Esther Mahlangu’s gift to the World: The Geometry of Now

The Art Momentum
Dr. Esther Mahlangu’s monumental works immediately summon the viewer to the Melrose Gallery’s booth in the Investec Cape Town Art Fair’s PAST/MODERN section (guest-curated by João Ferreira).

 

There is something mysteriously compelling about the artist’s geometric symbols, symmetry, and lively palette of colours, animating both the fourpanel 3.6 x 2.4 metre painting, and the multi-panel installation piece on show. Like all of Mahlangu’s work, the motifs are rooted in Ndebele culture, but speak across cultures using the visual language of shape, size, reflection, tension, repetition, colour, and contrast. It is effectively the 84-year-old artist’s mastery of the visual as an expression of meaning that allows her art to transcend the series of binarisms implicit in modernist ideology – such as tradition versus modernity, the local versus the global, or the West versus the rest – leading us instead to a created, holistic, virtual space in which such divisions are meaningless. As the artist herself states, “When I am painting, my heart is very wide. It reaches out to everything and everyone.”

 

The Ndebele-based universal language draws in spectators regardless of their heritage, urging them to learn more about the artist and her work.
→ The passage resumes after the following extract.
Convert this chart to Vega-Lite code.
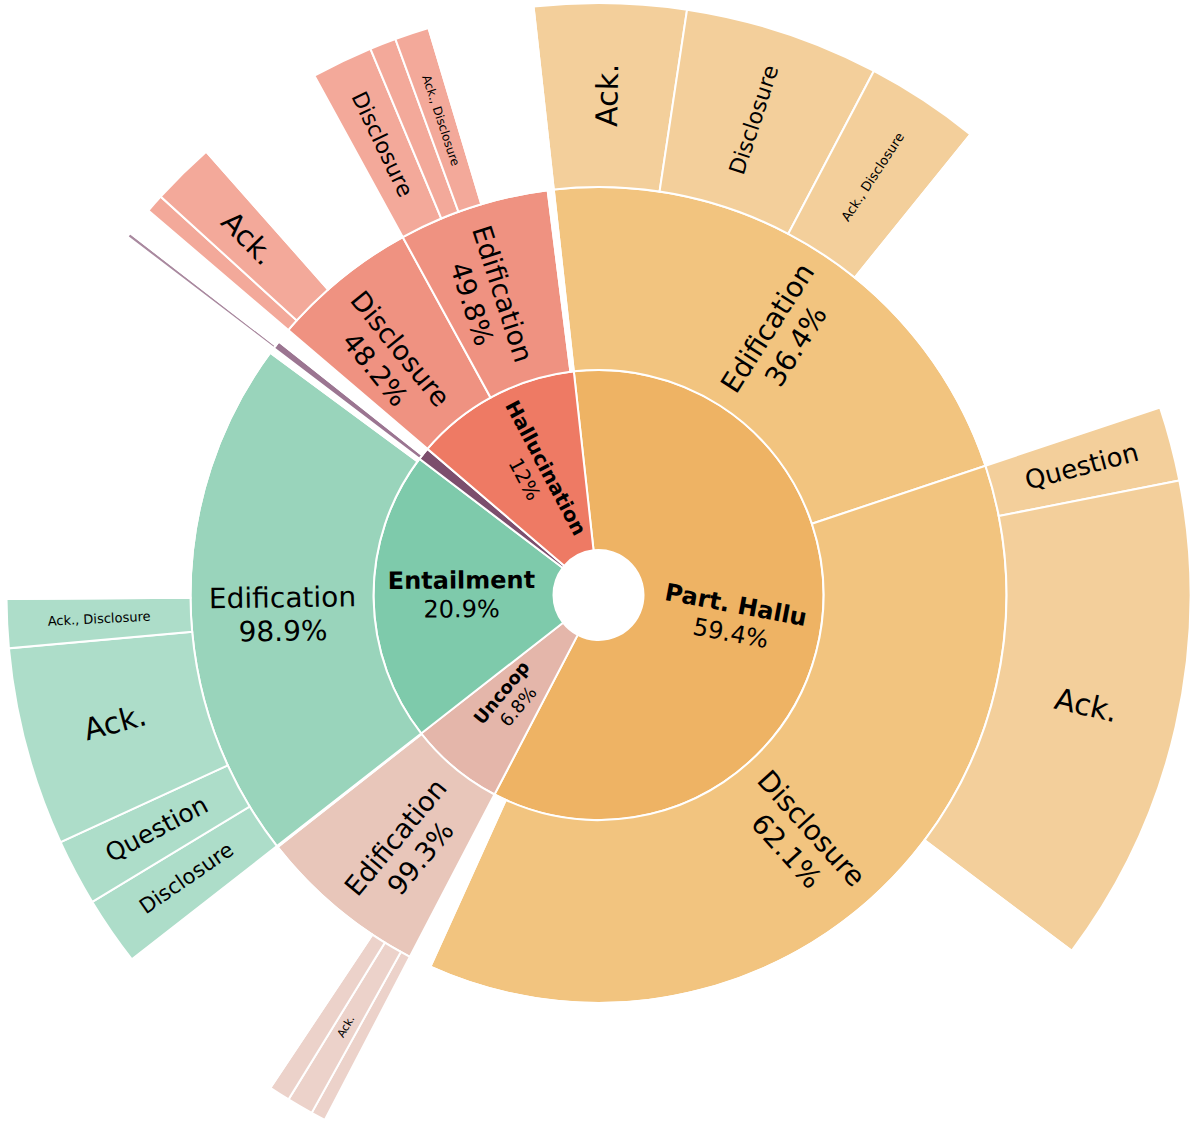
{
  "$schema": "https://vega.github.io/schema/vega-lite/v6.json",
  "width": 1197,
  "height": 1066,
  "padding": {"left": 0, "right": 0, "top": 62, "bottom": 0},
  "autosize": {"type": "none"},
  "background": "white",
  "config": {"view": {"stroke": null}},
  "data": {"values": [
    {"level": 1, "root": "Part. Hallu", "parent": "", "label": "Part. Hallu", "v": 59.4},
    {"level": 1, "root": "Uncoop", "parent": "", "label": "Uncoop", "v": 6.8},
    {"level": 1, "root": "Entailment", "parent": "", "label": "Entailment", "v": 20.9},
    {"level": 1, "root": "Other", "parent": "", "label": "", "v": 0.9},
    {"level": 1, "root": "Hallucination", "parent": "", "label": "Hallucination", "v": 12.0},

    {"level": 2, "root": "Part. Hallu", "parent": "Part. Hallu", "label": "Edification", "v": 21.62, "share": 0.364},
    {"level": 2, "root": "Part. Hallu", "parent": "Part. Hallu", "label": "Disclosure", "v": 36.89, "share": 0.621},
    {"level": 2, "root": "gap", "parent": "Part. Hallu", "label": "", "v": 0.89},
    {"level": 2, "root": "Uncoop", "parent": "Uncoop", "label": "Edification", "v": 6.752, "share": 0.993},
    {"level": 2, "root": "gap", "parent": "Uncoop", "label": "", "v": 0.048},
    {"level": 2, "root": "Entailment", "parent": "Entailment", "label": "Edification", "v": 20.67, "share": 0.989},
    {"level": 2, "root": "gap", "parent": "Entailment", "label": "", "v": 0.23},
    {"level": 2, "root": "Other", "parent": "Other", "label": "", "v": 0.32},
    {"level": 2, "root": "gap", "parent": "Other", "label": "", "v": 0.58},
    {"level": 2, "root": "Hallucination", "parent": "Hallucination", "label": "Disclosure", "v": 5.784, "share": 0.482},
    {"level": 2, "root": "Hallucination", "parent": "Hallucination", "label": "Edification", "v": 5.976, "share": 0.498},
    {"level": 2, "root": "gap", "parent": "Hallucination", "label": "", "v": 0.24},

    {"level": 3, "root": "Part. Hallu", "parent": "Edification", "label": "Ack.", "v": 4.14},
    {"level": 3, "root": "Part. Hallu", "parent": "Edification", "label": "Disclosure", "v": 5.31},
    {"level": 3, "root": "Part. Hallu", "parent": "Edification", "label": "Ack., Disclosure", "v": 3.11},
    {"level": 3, "root": "gap", "parent": "Edification", "label": "", "v": 9.06},
    {"level": 3, "root": "Part. Hallu", "parent": "Disclosure", "label": "Question", "v": 2.03},
    {"level": 3, "root": "Part. Hallu", "parent": "Disclosure", "label": "Ack.", "v": 13.36},
    {"level": 3, "root": "gap", "parent": "Disclosure", "label": "", "v": 21.5},
    {"level": 3, "root": "gap", "parent": "", "label": "", "v": 0.89},
    {"level": 3, "root": "Uncoop", "parent": "Edification", "label": "", "v": 0.4},
    {"level": 3, "root": "Uncoop", "parent": "Edification", "label": "Ack.", "v": 0.72},
    {"level": 3, "root": "Uncoop", "parent": "Edification", "label": "", "v": 0.58},
    {"level": 3, "root": "gap", "parent": "Edification", "label": "", "v": 5.052},
    {"level": 3, "root": "gap", "parent": "", "label": "", "v": 0.048},
    {"level": 3, "root": "Entailment", "parent": "Edification", "label": "Disclosure", "v": 1.875},
    {"level": 3, "root": "Entailment", "parent": "Edification", "label": "Question", "v": 1.82},
    {"level": 3, "root": "Entailment", "parent": "Edification", "label": "Ack.", "v": 5.42},
    {"level": 3, "root": "Entailment", "parent": "Edification", "label": "Ack., Disclosure", "v": 1.33},
    {"level": 3, "root": "gap", "parent": "Edification", "label": "", "v": 10.225},
    {"level": 3, "root": "gap", "parent": "", "label": "", "v": 0.23},
    {"level": 3, "root": "Other", "parent": "", "label": "", "v": 0.12},
    {"level": 3, "root": "gap", "parent": "", "label": "", "v": 0.2},
    {"level": 3, "root": "gap", "parent": "", "label": "", "v": 0.58},
    {"level": 3, "root": "Hallucination", "parent": "Disclosure", "label": "", "v": 0.5},
    {"level": 3, "root": "Hallucination", "parent": "Disclosure", "label": "Ack.", "v": 1.72},
    {"level": 3, "root": "gap", "parent": "Disclosure", "label": "", "v": 3.564},
    {"level": 3, "root": "Hallucination", "parent": "Edification", "label": "Disclosure", "v": 1.67},
    {"level": 3, "root": "Hallucination", "parent": "Edification", "label": "", "v": 0.72},
    {"level": 3, "root": "Hallucination", "parent": "Edification", "label": "Ack., Disclosure", "v": 0.94},
    {"level": 3, "root": "gap", "parent": "Edification", "label": "", "v": 2.646},
    {"level": 3, "root": "gap", "parent": "", "label": "", "v": 0.24}
  ]},
  "transform": [{"window": [{"op": "row_number", "as": "rn"}]}],
  "layer": [
    {
      "transform": [{"filter": "datum.level == 1"}],
      "mark": {"type": "arc", "radius": 225, "radius2": 45, "stroke": "white", "strokeWidth": 2},
      "encoding": {
        "theta": {"field": "v", "type": "quantitative", "stack": true, "scale": {"domain": [0, 100], "range": [-0.10996, 6.17323]}},
        "order": {"field": "rn", "type": "quantitative"},
        "color": {"field": "root", "type": "nominal", "legend": null,
          "scale": {"domain": ["Part. Hallu", "Uncoop", "Entailment", "Other", "Hallucination", "gap"],
                    "range": ["#EEB364", "#E4B6AA", "#7ECAAB", "#7C4E6D", "#EE7A64", "rgba(0,0,0,0)"]}}
      }
    },
    {
      "transform": [{"filter": "datum.level == 2"}],
      "mark": {"type": "arc", "radius": 408, "radius2": 225, "stroke": "white", "strokeWidth": 2},
      "encoding": {
        "theta": {"field": "v", "type": "quantitative", "stack": true, "scale": {"domain": [0, 100], "range": [-0.10996, 6.17323]}},
        "order": {"field": "rn", "type": "quantitative"},
        "color": {"field": "root", "type": "nominal", "legend": null,
          "scale": {"domain": ["Part. Hallu", "Uncoop", "Entailment", "Other", "Hallucination", "gap"],
                    "range": ["#F2C47F", "#E8C6BA", "#99D4BB", "#9B7591", "#EF9281", "rgba(0,0,0,0)"]}}
      }
    },
    {
      "transform": [{"filter": "datum.level == 3"}],
      "mark": {"type": "arc", "radius": 592, "radius2": 408, "stroke": "white", "strokeWidth": 2},
      "encoding": {
        "theta": {"field": "v", "type": "quantitative", "stack": true, "scale": {"domain": [0, 100], "range": [-0.10996, 6.17323]}},
        "order": {"field": "rn", "type": "quantitative"},
        "color": {"field": "root", "type": "nominal", "legend": null,
          "scale": {"domain": ["Part. Hallu", "Uncoop", "Entailment", "Other", "Hallucination", "gap"],
                    "range": ["#F3CF9B", "#ECD2CA", "#ADDDC9", "#A9899F", "#F3A99A", "rgba(0,0,0,0)"]}}
      }
    },
    {
      "transform": [{"filter": "datum.level == 1"}],
      "mark": {"type": "text", "radius": 137, "font": "DejaVu Sans", "fontWeight": "bold", "align": "center", "baseline": "middle", "color": "black",
        "fontSize": {"expr": "datum.root == 'Hallucination' ? 20 : datum.root == 'Uncoop' ? 18 : 24"},
        "dy": {"expr": "-0.6 * (datum.root == 'Hallucination' ? 20 : datum.root == 'Uncoop' ? 18 : 24)"},
        "angle": {"expr": "(((datum.v_start + datum.v_end) * 1.8 + 353.7) % 360) < 180 ? (((datum.v_start + datum.v_end) * 1.8 + 353.7) % 360) - 90 : (((datum.v_start + datum.v_end) * 1.8 + 353.7) % 360) - 270"},
        "text": {"expr": "datum.label"}},
      "encoding": {
        "theta": {"field": "v", "type": "quantitative", "stack": true, "scale": {"domain": [0, 100], "range": [-0.10996, 6.17323]}},
        "order": {"field": "rn", "type": "quantitative"}
      }
    },
    {
      "transform": [{"filter": "datum.level == 1"}],
      "mark": {"type": "text", "radius": 137, "font": "DejaVu Sans", "align": "center", "baseline": "middle", "color": "black",
        "fontSize": {"expr": "datum.root == 'Hallucination' ? 20 : datum.root == 'Uncoop' ? 18 : 24"},
        "dy": {"expr": "0.6 * (datum.root == 'Hallucination' ? 20 : datum.root == 'Uncoop' ? 18 : 24)"},
        "angle": {"expr": "(((datum.v_start + datum.v_end) * 1.8 + 353.7) % 360) < 180 ? (((datum.v_start + datum.v_end) * 1.8 + 353.7) % 360) - 90 : (((datum.v_start + datum.v_end) * 1.8 + 353.7) % 360) - 270"},
        "text": {"expr": "datum.label ? format(datum.v / 100, '.3~p') : ''"}},
      "encoding": {
        "theta": {"field": "v", "type": "quantitative", "stack": true, "scale": {"domain": [0, 100], "range": [-0.10996, 6.17323]}},
        "order": {"field": "rn", "type": "quantitative"}
      }
    },
    {
      "transform": [{"filter": "datum.level == 2"}],
      "mark": {"type": "text", "radius": 316, "font": "DejaVu Sans", "align": "center", "baseline": "middle", "color": "black",
        "fontSize": {"expr": "datum.root == 'Part. Hallu' ? 28 : datum.root == 'Entailment' ? 28 : 27"},
        "lineHeight": {"expr": "1.2 * (datum.root == 'Part. Hallu' ? 28 : datum.root == 'Entailment' ? 28 : 27)"},
        "angle": {"expr": "(((datum.v_start + datum.v_end) * 1.8 + 353.7) % 360) < 180 ? (((datum.v_start + datum.v_end) * 1.8 + 353.7) % 360) - 90 : (((datum.v_start + datum.v_end) * 1.8 + 353.7) % 360) - 270"},
        "text": {"expr": "datum.label ? [datum.label, format(datum.share, '.3~p')] : ''"}},
      "encoding": {
        "theta": {"field": "v", "type": "quantitative", "stack": true, "scale": {"domain": [0, 100], "range": [-0.10996, 6.17323]}},
        "order": {"field": "rn", "type": "quantitative"}
      }
    },
    {
      "transform": [{"filter": "datum.level == 3"}],
      "mark": {"type": "text", "radius": 500, "font": "DejaVu Sans", "align": "center", "baseline": "middle", "color": "black",
        "fontSize": {"expr": "datum.label == 'Ack., Disclosure' ? (datum.root == 'Hallucination' ? 12 : 13) : datum.label == 'Ack.' ? (datum.root == 'Uncoop' ? 11 : datum.root == 'Hallucination' ? 29 : 30) : datum.label == 'Question' ? (datum.root == 'Entailment' ? 25 : 26) : datum.label == 'Disclosure' ? (datum.root == 'Entailment' ? 21 : 22) : 20"},
        "angle": {"expr": "(((datum.v_start + datum.v_end) * 1.8 + 353.7) % 360) < 180 ? (((datum.v_start + datum.v_end) * 1.8 + 353.7) % 360) - 90 : (((datum.v_start + datum.v_end) * 1.8 + 353.7) % 360) - 270"},
        "text": {"expr": "datum.label"}},
      "encoding": {
        "theta": {"field": "v", "type": "quantitative", "stack": true, "scale": {"domain": [0, 100], "range": [-0.10996, 6.17323]}},
        "order": {"field": "rn", "type": "quantitative"}
      }
    }
  ],
  "resolve": {"scale": {"color": "independent"}}
}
It is then we discover that, painting from the age of ten under the tutelage of her mother and grandmother, Dr. Esther Mahlangu has dedicated her life to keeping alive the female tradition of mural painting central to Ndebele identity and culture. The octogenarian effectively teaches the art to both girls and boys in Mabhoko in Mpumalanga Province, South Africa, where she lives and works, in between travelling the world with her art. A pioneer of carrying Ndebele art forward into the future in both Africa and beyond, Mahlangu has expanded the genre exponentially. Being the first artist to have transmitted Ndebele motifs to canvas, the artist’s unique designs have also appeared on various other materials and artefacts, including BMW cars and a British Airways airplane.